Jesteś do bólu nieobiektywny i stronniczy.
Dlatego jeszcze bardziej lubię w sobie to nieprzywiązywanie się do
nicków, bo dzięki temu nie mam bielma na oczach, kiedy czytam, co piszą
inni ludzie.
Kreujesz się Chiron na wyważonego, sprawiedliwego i dobrotliwego, a
czytasz tylko to, co Ci pasuje. Niezły durszlak sobie obronny na tą zupę
z p.s.d. przygotowałeś.
Najbardziej mnie bawi, kiedy XL napisze coś, z czym aż widać, że nie do
końca się zgadzasz, a Ty wtedy dyplomatycznie doklejasz jakieś swoje
przemyślenia, kompletnie niezwiązane z tekstem, który cytujesz. I nie
każ mi szukać przykładów i cytatów. To moja opinia poparta
doświadczeniem w czytaniu Waszych dialogów.

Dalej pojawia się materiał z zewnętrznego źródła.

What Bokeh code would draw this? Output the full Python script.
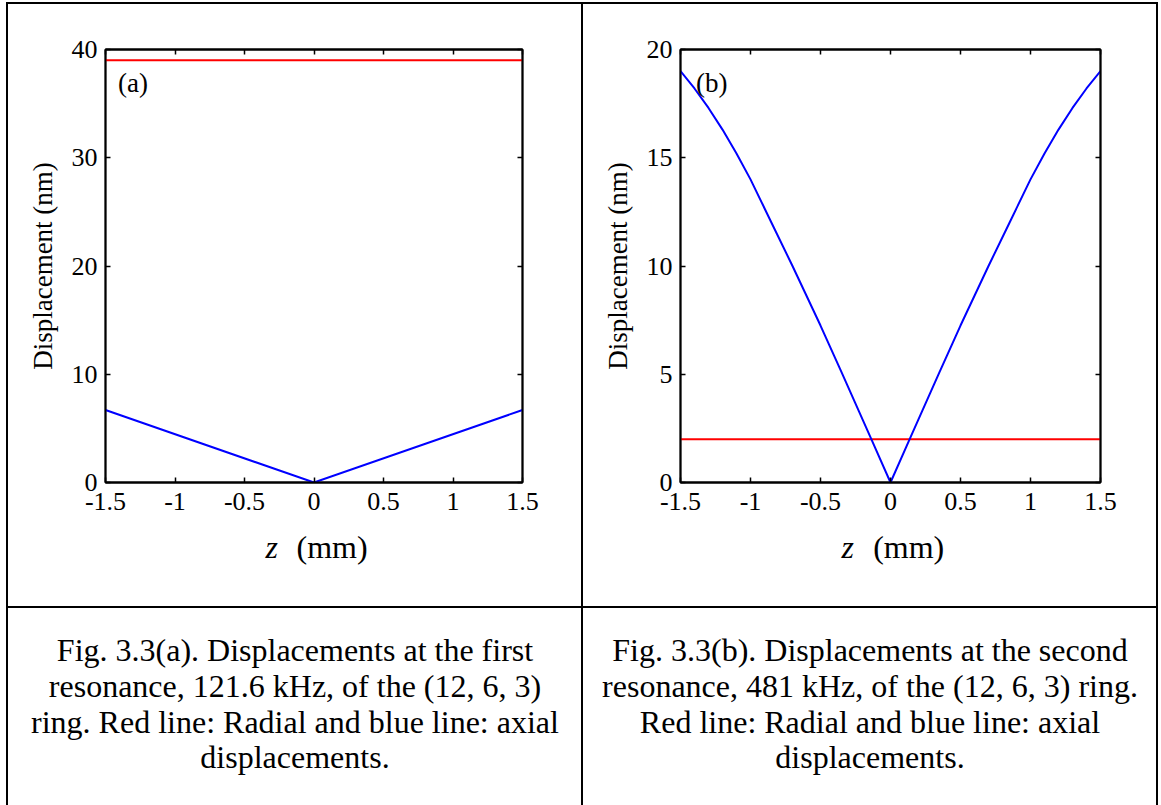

>>> Jednak Paulinka nie jest nastolatką- i wyobrażam sobie, że podobnie
>>> postepuje w realu. Druga Paulinka potrafi być kobieca, ciepła i
>>> rozumiejąca czyjeś emocje i problemy, wręcz współczująca. Nie wiem,
>>> której Paulinki tu więcej...
>> Myślę, że Usenet to nie jest miejsce, w którym jesteśmy w stanie kogoś tak
>> naprawdę poznać.
>> Można przecież pod osłoną anonimowości i na potrzeby dyskusji pisać różne
>> rzeczy niekoniecznie zgodne z faktami i w ten sposób budować swój
>> wizerunek.
>> Nie przywiązuję się do swoich wyobrażeń na temat grupowiczów, bo często
>> się okazuje, że się myliłam.
>
> To prawda- można się pomylić znacznie łatwiej, niż w realu. Ja też nie
> przywiązuję się do swoich wyobrażeń o kimś- także dlatego, że i ta osoba też
> się może zmienić.
Albo od początku może być inna niż sobie to wykoncypowałeś.